A place for Liam to post essays, comments, diatribes and rants on life in general.

Those fond of Liam's humor essays, they have been moved here.

Friday, June 03, 2005

Un-Flagging Patriotism

Rumor has it that the Congress will soon be taking up the perennial cause of “flag desecration” again, because of course there aren’t any more IMPORTANT issues going on in our world. But this gives me the opportunity to expound on a topic about which I feel very strongly.

The American Flag is a powerful symbol of our country, emblematic of the freedoms we hold dear. As regular readers will have recognized, I’m a big proponent of the freedoms guaranteed us by our Constitution and intended for us by our Founding Fathers. Whenever I hear someone say what a great country this is, I know that it is due in no small part to those freedoms.

Freedom of speech is fundamental. Our First Amendment is intended to guarantee it. And free speech means unpopular speech as well as popular. Free speech means a lot to bloggers and reporters, it’s what gives us the security to write down our disappointments and disagreements with our government, safe from politically motivated reprisals.

And this brings us to our flag. The American Flag is a symbol of all that is great in this country, representing our strengths and our weaknesses, our duties and our freedoms. How hypocritical, then, to restrict free expression with regard to the symbol of freedom of expression? How can we again look at the First Amendment with the same reverence when we make exceptions to it, and not for reasons of safety or protection of other rights, but for the emblem which, above all others, symbolizes that very freedom?

I don’t want to burn our flag. It bothers me when I see some tattered, weather-beaten old banner flying, apparently not having been taken down from it’s flagpole for several Presidential administrations. I would love it if all of our citizenry held the flag in the high esteem it deserves. But our Founding Fathers knew that you can’t FORCE that sort of allegiance, and once you try you cheapen it, not just from those whose displays are half-hearted and clearly coerced, but from us all.

I tell you with very little hyperbole that if ever there was an issue that made me at all inclined to burn a flag, it is this one. Passing this Constitutional Amendment would diminish the flag as a symbol of our greatness to the point where, in order to protest it’s stupidity, I would feel sorely tempted to demonstrate and burn.

For those who are shocked, I don’t believe I would actually do it, because I still hold this country in high esteem. But to me the very passing of that Amendment would so diminish the flag that the idea would no longer seem entirely unthinkable to me. And that, by itself, is sad.

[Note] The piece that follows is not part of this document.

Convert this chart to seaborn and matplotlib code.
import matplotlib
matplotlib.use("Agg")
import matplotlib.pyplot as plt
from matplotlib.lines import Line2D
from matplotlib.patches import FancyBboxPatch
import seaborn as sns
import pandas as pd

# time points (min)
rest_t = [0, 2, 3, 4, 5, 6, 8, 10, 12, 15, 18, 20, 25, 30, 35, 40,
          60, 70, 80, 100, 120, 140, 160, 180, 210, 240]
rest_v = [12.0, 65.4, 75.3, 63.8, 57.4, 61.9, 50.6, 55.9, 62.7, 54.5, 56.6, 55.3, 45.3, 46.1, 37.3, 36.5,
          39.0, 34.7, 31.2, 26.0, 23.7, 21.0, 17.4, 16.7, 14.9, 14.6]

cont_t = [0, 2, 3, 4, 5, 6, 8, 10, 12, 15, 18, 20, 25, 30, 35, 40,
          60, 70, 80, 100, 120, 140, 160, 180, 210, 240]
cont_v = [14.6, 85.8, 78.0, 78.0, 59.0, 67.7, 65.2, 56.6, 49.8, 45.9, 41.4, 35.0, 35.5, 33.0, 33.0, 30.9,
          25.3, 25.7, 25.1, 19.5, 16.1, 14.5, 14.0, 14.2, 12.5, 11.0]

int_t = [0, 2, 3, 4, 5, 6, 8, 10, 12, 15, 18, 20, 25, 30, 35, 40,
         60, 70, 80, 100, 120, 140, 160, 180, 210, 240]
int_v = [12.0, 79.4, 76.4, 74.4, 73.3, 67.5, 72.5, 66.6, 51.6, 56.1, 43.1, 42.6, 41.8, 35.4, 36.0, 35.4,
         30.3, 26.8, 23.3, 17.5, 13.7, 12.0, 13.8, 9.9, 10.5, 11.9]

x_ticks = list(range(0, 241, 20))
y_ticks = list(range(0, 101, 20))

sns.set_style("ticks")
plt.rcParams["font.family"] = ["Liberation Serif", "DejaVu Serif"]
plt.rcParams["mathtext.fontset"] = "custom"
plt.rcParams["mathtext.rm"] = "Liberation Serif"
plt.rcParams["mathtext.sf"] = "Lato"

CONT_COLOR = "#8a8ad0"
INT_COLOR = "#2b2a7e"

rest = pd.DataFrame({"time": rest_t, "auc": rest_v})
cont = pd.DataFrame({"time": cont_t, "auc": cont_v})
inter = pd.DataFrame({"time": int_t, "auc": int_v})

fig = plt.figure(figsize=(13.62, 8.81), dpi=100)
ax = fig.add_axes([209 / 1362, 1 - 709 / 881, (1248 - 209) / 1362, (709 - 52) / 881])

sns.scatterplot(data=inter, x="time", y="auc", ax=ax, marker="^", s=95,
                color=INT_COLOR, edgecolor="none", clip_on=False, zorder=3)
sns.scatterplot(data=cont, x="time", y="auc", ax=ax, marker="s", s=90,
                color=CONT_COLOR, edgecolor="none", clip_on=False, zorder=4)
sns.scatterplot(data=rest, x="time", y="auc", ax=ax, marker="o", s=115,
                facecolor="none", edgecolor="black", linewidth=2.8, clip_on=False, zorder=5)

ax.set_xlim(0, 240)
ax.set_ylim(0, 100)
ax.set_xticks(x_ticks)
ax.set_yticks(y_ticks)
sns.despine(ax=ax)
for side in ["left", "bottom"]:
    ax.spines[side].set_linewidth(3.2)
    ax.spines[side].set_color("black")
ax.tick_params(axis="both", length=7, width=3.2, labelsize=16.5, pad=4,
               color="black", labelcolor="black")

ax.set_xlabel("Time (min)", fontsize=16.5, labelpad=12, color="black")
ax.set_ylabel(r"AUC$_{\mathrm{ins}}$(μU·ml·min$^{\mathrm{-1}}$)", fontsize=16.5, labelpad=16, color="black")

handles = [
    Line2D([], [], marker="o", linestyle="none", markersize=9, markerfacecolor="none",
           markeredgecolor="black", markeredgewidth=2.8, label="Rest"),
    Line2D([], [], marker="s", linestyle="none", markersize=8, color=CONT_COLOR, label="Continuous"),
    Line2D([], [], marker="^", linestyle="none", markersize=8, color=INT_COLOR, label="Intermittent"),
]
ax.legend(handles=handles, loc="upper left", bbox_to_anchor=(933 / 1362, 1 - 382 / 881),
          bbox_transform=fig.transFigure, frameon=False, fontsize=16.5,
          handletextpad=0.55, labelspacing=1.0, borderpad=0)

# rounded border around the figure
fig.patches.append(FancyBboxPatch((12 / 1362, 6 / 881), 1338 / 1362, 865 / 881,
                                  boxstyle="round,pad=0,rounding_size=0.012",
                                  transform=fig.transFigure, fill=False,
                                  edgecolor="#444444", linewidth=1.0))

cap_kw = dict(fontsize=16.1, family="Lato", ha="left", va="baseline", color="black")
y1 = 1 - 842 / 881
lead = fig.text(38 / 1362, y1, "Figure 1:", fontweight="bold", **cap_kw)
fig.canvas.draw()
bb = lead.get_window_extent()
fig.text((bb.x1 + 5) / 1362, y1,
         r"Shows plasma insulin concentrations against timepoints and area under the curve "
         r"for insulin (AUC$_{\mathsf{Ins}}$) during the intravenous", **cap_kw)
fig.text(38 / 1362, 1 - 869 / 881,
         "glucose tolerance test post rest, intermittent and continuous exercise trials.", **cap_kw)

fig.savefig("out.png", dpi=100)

Finally, let us remember Section 8.k of the Flag Code (as presented on The American Legion web site), which clearly says: The flag, when it is in such condition that it is no longer a fitting emblem for display, should be destroyed in a dignified way, preferably by burning.

If burning the flag is the correct and respectful method of destruction of a flag past it’s useful life, how can it also be unconstitutional?